Probability, \(\pi_{on}\)

[reverse probability, \(\pi_{no}\)]

Select insert trial

[Select remove trial]

\(1/w\)

\([1/w]\)

Insert site_index_t in box

[Remove site_index_t]

\(1/V\)

\(1/(N_t + 1 + \delta_{ta} + \delta_{tb})\)

Insert site_index_a in AV of site_index_t

[Remove site_index_a in AV of site_index_t

\(1/v_{AV}\)

\(1/(N^{s,AV}_a + 1 + \delta_{ab})\)

Insert site_index_b in AV of site_index_t

[Remove site_index_b in the AV of site_index_t]

\(1/v_{AV}\)

\(1/(N^{s,AV}_b + 1)\)

Accept

[Accept]

\(min(1, \chi)\)

\([min(1, 1/\chi)]\)

where \(N_t\) is the number of particles of type t, \(v_{AV}\) is the aggregation volume, \(N^{s,AV}_a\) is the number of sites with site_index_a, in particles of type a, that are in the AV of site_index_t and \(\delta_{ta}\) is the Kronecker delta as a function of the type index of the target and added particles (i.e., if add and target are of same type, then \(\delta_{ta} = 1\), otherwise \(\delta_{ta} = 0\)).

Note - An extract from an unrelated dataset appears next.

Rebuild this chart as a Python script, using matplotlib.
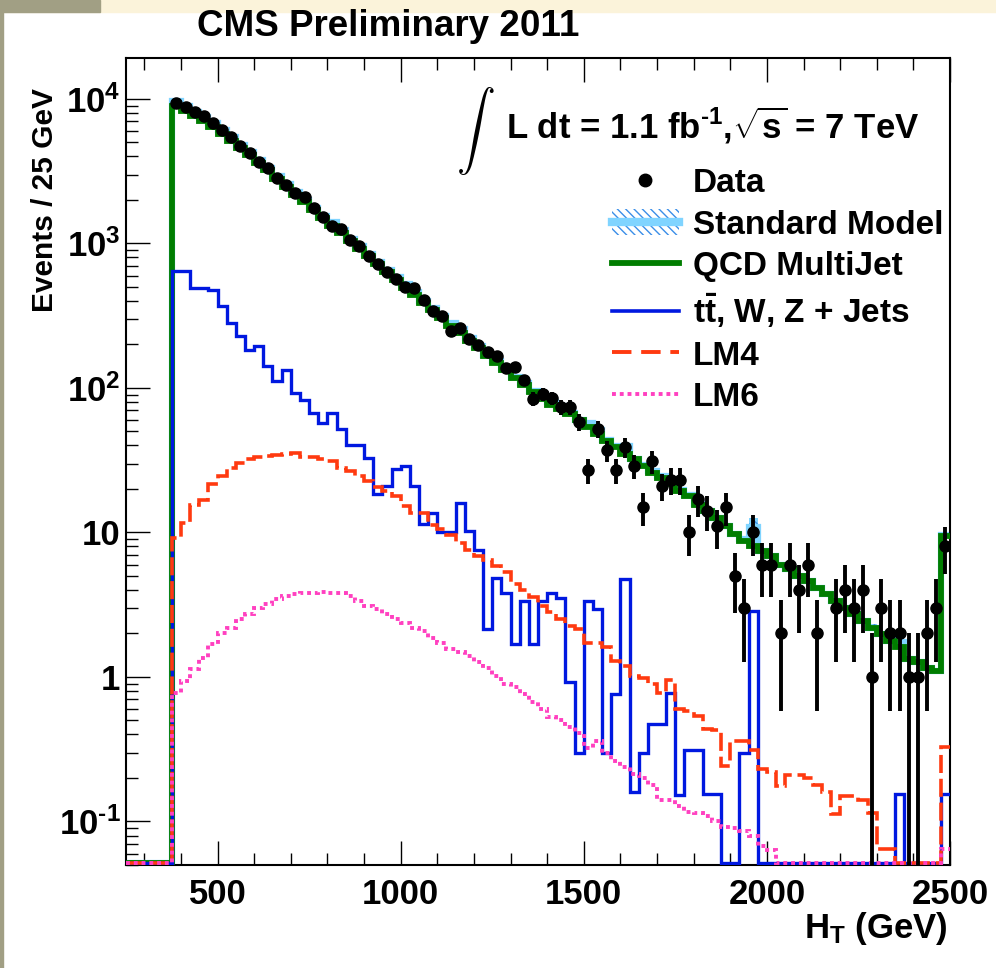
import numpy as np
import matplotlib
matplotlib.use("Agg")
import matplotlib.pyplot as plt
from matplotlib.lines import Line2D
from matplotlib.patches import Patch, Rectangle
from matplotlib.ticker import MultipleLocator, LogLocator, NullFormatter

plt.rcParams["font.family"] = ["Liberation Sans", "DejaVu Sans"]
plt.rcParams["font.weight"] = "bold"
plt.rcParams["mathtext.fontset"] = "custom"
plt.rcParams["mathtext.rm"] = "Liberation Sans:bold"
plt.rcParams["mathtext.bf"] = "Liberation Sans:bold"
plt.rcParams["mathtext.it"] = "Liberation Sans:bold"
plt.rcParams["mathtext.default"] = "bf"
plt.rcParams["hatch.linewidth"] = 1.0

# H_T binning: 25 GeV bins from 250 to 2500 GeV, first 5 bins (250-375) empty
ht_edges = np.arange(250, 2525, 25)
n_empty = 5

# Data counts per bin starting at 375 GeV
data_counts = [
    9430, 8850, 8170, 7630, 6800, 6110, 5490, 4750, 4250, 3690,
    3320, 2860, 2530, 2250, 2110, 1760, 1520, 1330, 1260, 1050,
    960, 813, 722, 637, 569, 500, 492, 408, 339, 317,
    246, 259, 219, 197, 176, 167, 137, 140, 113, 84,
    91, 85, 74, 74, 58, 27, 52, 37, 27, 39,
    29, 15, 31, 21, 23, 23, 10, 17, 14, 11,
    15, 5, 3, 10, 6, 6, 2, 6, 4, 6,
    2, 0, 3, 4, 3, 4, 1, 3, 2, 2,
    1, 1, 2, 3, 8,
]

# QCD multijet prediction
qcd = [
    9000, 8300, 7600, 7000, 6350, 5750, 5150, 4600, 4080, 3600,
    3200, 2800, 2460, 2180, 1930, 1700, 1500, 1330, 1180, 1040,
    920, 815, 720, 635, 560, 495, 438, 390, 345, 305,
    270, 240, 213, 188, 167, 149, 133, 118, 105, 94,
    84, 76, 71, 66, 60, 54, 48, 43, 39, 35,
    32, 29, 26, 24, 21.5, 19.5, 17.8, 15.5, 14.0, 12.5,
    11.1, 9.7, 8.7, 8.05, 7.4, 6.9, 6.0, 5.55, 5.0, 4.6,
    4.15, 3.73, 3.36, 3.02, 2.72, 2.44, 2.2, 1.98, 1.78, 1.6,
    1.33, 1.26, 1.16, 1.1, 9.45,
]

# ttbar, W, Z + jets
ewk = [
    641, 641, 492, 492, 474, 367, 282, 228, 184, 194,
    141, 111, 134, 92, 83, 67, 57, 67, 52, 40,
    40, 33, 18.4, 21, 27.3, 29, 21, 11.4, 13.7, 10,
    10, 16.1, 10.2, 7.6, 2.14, 4.87, 3.84, 1.69, 3.36, 1.69,
    3.36, 3.8, 3.54, 0.92, 0.30, 3.36, 2.94, 0.30, 0.76, 4.74,
    0.159, 0.30, 0.47, 0.47, 0.77, 0.153, 0.31, 0.31, 0.155, 0.155,
    0, 0, 0.30, 2.86, 0, 0, 0, 0, 0, 0,
    0, 0, 0, 0, 0, 0, 0, 0, 0, 0.155,
    0, 0, 0, 0, 0.155,
]

lm4 = [
    9.2, 11.6, 15.6, 16.9, 21.5, 24.5, 28, 30.3, 32, 33.2,
    33.7, 34.6, 35, 35.3, 33.2, 33.2, 32, 31.3, 28, 26.5,
    24.5, 22.6, 20.6, 19.3, 17.8, 15.2, 13.7, 13.6, 11.2, 10.6,
    9.55, 8.5, 7.6, 6.9, 6.4, 5.9, 5.3, 4.4, 4.0, 3.6,
    3.1, 2.8, 2.5, 2.25, 2.14, 1.73, 1.73, 1.6, 1.29, 1.19,
    1.02, 0.985, 0.89, 0.78, 0.95, 0.6, 0.58, 0.54, 0.435, 0.43,
    0.243, 0.36, 0.36, 0.31, 0.23, 0.22, 0.177, 0.21, 0.21, 0.2,
    0.18, 0.159, 0.113, 0.15, 0.15, 0.14, 0.115, 0.065, 0.065, 0,
    0, 0, 0, 0, 0.33,
]

lm6 = [
    0.78, 0.94, 1.13, 1.36, 1.69, 2.03, 2.2, 2.51, 2.72, 3.02,
    3.18, 3.45, 3.64, 3.73, 3.8, 3.84, 3.87, 3.84, 3.8, 3.64,
    3.36, 3.1, 2.94, 2.72, 2.51, 2.38, 2.2, 2.08, 1.87, 1.73,
    1.56, 1.48, 1.4, 1.26, 1.16, 1.02, 0.89, 0.85, 0.76, 0.67,
    0.6, 0.525, 0.5, 0.45, 0.41, 0.325, 0.36, 0.30, 0.263, 0.237,
    0.213, 0.2, 0.18, 0.14, 0.14, 0.128, 0.117, 0.115, 0.11, 0.10,
    0.091, 0.09, 0.086, 0.08, 0.068, 0.063, 0, 0, 0, 0,
    0, 0, 0, 0, 0, 0, 0, 0, 0, 0,
    0, 0, 0, 0, 0.065,
]

# relative uncertainty on the Standard Model sum
sm_rel_unc = [
    0.03, 0.03, 0.03, 0.03, 0.03, 0.03, 0.03, 0.03, 0.03, 0.03,
    0.03, 0.03, 0.03, 0.03, 0.03, 0.03, 0.03, 0.03, 0.03, 0.03,
    0.03, 0.03, 0.03, 0.03, 0.03, 0.03, 0.03, 0.03, 0.03, 0.03,
    0.03, 0.03, 0.03, 0.03, 0.03, 0.03, 0.03, 0.03, 0.03, 0.03,
    0.03, 0.03, 0.03, 0.03, 0.03, 0.03, 0.03, 0.03, 0.03, 0.03,
    0.03, 0.03, 0.03, 0.03, 0.03, 0.03, 0.03, 0.03, 0.03, 0.03,
    0.03, 0.03, 0.03, 0.16, 0.03, 0.03, 0.03, 0.03, 0.03, 0.03,
    0.03, 0.03, 0.03, 0.03, 0.03, 0.03, 0.05, 0.03, 0.03, 0.10,
    0.03, 0.03, 0.03, 0.03, 0.04,
]

c_green = "#007d00"
c_blue = "#0018e0"
c_red = "#ff3a10"
c_pink = "#ff40c0"
c_sm = "#80d4ff"
c_hatch = "#3a8ee8"

y_min, y_max = 0.05, 1.92e4
floor = 0.052


def full(vals):
    return np.concatenate([np.zeros(n_empty), np.asarray(vals, dtype=float)])


def drawable(vals):
    v = full(vals)
    return np.where(v > 0, v, floor)


fig = plt.figure(figsize=(9.96, 9.68), dpi=100)
fig.patch.set_facecolor("white")
# slide background bits
fig.patches.append(Rectangle((0, 1 - 12 / 968), 1, 12 / 968, transform=fig.transFigure,
                             color="#fbf3da", zorder=0))
fig.patches.append(Rectangle((0, 1 - 12 / 968), 100 / 996, 12 / 968, transform=fig.transFigure,
                             color="#a19f84", zorder=0))
fig.patches.append(Rectangle((0, 0), 3 / 996, 1, transform=fig.transFigure,
                             color="#a19f84", zorder=0))

ax = fig.add_axes([126 / 996, 103 / 968, 824 / 996, 807 / 968])
ax.set_yscale("log")

sm = full(qcd) + full(ewk)
unc = full(sm_rel_unc)
ax.fill_between(ht_edges, np.append(sm * (1 - unc), sm[-1]), np.append(sm * (1 + unc), sm[-1]),
                step="post", facecolor=c_sm, edgecolor=c_hatch, hatch="\\\\\\\\", lw=0, zorder=1)
ax.stairs(np.where(sm > 0, sm, floor), ht_edges, baseline=None, color=c_sm, lw=4.5, zorder=2)
ax.stairs(drawable(qcd), ht_edges, baseline=None, color=c_green, lw=4.2, zorder=3)
ax.stairs(drawable(ewk), ht_edges, baseline=None, color=c_blue, lw=2.4, zorder=4)
ax.stairs(drawable(lm4), ht_edges, baseline=None, color=c_red, lw=2.6,
          linestyle=(0, (5, 1.6)), zorder=4)
ax.stairs(drawable(lm6), ht_edges, baseline=None, color=c_pink, lw=2.8,
          linestyle=(0, (1.0, 1.0)), zorder=4)

n = full(data_counts)
centers = 0.5 * (ht_edges[:-1] + ht_edges[1:])
mask = n > 0
err = np.sqrt(n[mask])
err_lo = np.where(err >= n[mask], n[mask] * 0.9999, err)
ax.errorbar(centers[mask], n[mask], yerr=[err_lo, err], fmt="o", color="black",
            ms=8, elinewidth=2.8, capsize=0, zorder=6, clip_on=True)

ax.set_xlim(250, 2500)
ax.set_ylim(y_min, y_max)
ax.set_xticks([500, 1000, 1500, 2000, 2500])
ax.xaxis.set_minor_locator(MultipleLocator(100))
ax.set_yticks([0.1, 1, 10, 100, 1000, 10000],
              labels=["$10^{\u20101}$", "1", "10", r"$10^{2}$", r"$10^{3}$", r"$10^{4}$"])
ax.yaxis.set_minor_locator(LogLocator(base=10, subs=np.arange(2, 10)))
ax.yaxis.set_minor_formatter(NullFormatter())
ax.tick_params(which="both", direction="in", top=True, right=False, width=1.0)
ax.tick_params(which="major", length=17, labelsize=25)
ax.tick_params(axis="x", which="major", pad=9)
ax.tick_params(axis="y", which="major", pad=4)
ax.tick_params(which="minor", length=8.5)
for s in ax.spines.values():
    s.set_linewidth(1.5)

fig.text(197 / 996, 1 - 27 / 968, "CMS Preliminary 2011", fontsize=26.5, ha="left", va="center")
fig.text(45 / 996, 1 - 88 / 968, "Events / 25 GeV", fontsize=21.5, rotation=90, ha="center", va="top")
fig.text(948 / 996, 1 - 938 / 968, r"H$_{T}$ (GeV)", fontsize=25, ha="right", va="baseline")

fig.text(475 / 996, 1 - 131 / 968, r"$\int$", fontsize=28, ha="center", va="center",
         math_fontfamily="cm")
fig.text(506 / 996, 1 - 139 / 968, "L dt = 1.1 fb$^{\u20101}$,$\\sqrt{s}$ = 7 TeV",
         fontsize=25, ha="left", va="baseline")

handles = [
    Line2D([], [], ls="none", marker="o", color="black", ms=9),
    (Patch(facecolor="white", edgecolor=c_hatch, hatch="\\\\\\\\", lw=0),
     Line2D([], [], color=c_sm, lw=6)),
    Line2D([], [], color=c_green, lw=4.2),
    Line2D([], [], color=c_blue, lw=2.6),
    Line2D([], [], color=c_red, lw=2.8, linestyle=(0, (5, 2.5))),
    Line2D([], [], color=c_pink, lw=2.8, linestyle=(0, (1.0, 1.0))),
]
labels = ["Data", "Standard Model", "QCD MultiJet", r"$t\bar{t}$, W, Z + Jets", "LM4", "LM6"]
ax.legend(handles, labels, loc="upper left", bbox_to_anchor=(612 / 996, 1 - 168 / 968),
          bbox_transform=fig.transFigure, frameon=False, fontsize=24,
          handlelength=2.0, handleheight=0.8, handletextpad=0.42, labelspacing=0.3,
          borderpad=0, borderaxespad=0)

fig.savefig("out.png", dpi=100)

Application of local detailed balance yields the acceptance probability

\(\chi = \frac{V}{N_t + 1 + \delta_{ta} + \delta_{tb}} \frac{v_{AV}}{N^{s,AV}_a + 1 + \delta_{ab}} \frac{v_{AV}}{N^{s,AV}_a + 1} \frac{1}{\Lambda^{3d}} e^{-\beta\Delta U + \beta\mu_a + \beta\mu_b + \beta\mu_t}\)

Public Functions

ComputeAddAVBDivalent(argtype args = argtype())

args:

void perturb_and_acceptance(Criteria *criteria, System *system, Acceptance *acceptance, std::vector<TrialStage*> *stages, Random *random)

Perform the Perturbations and determine acceptance.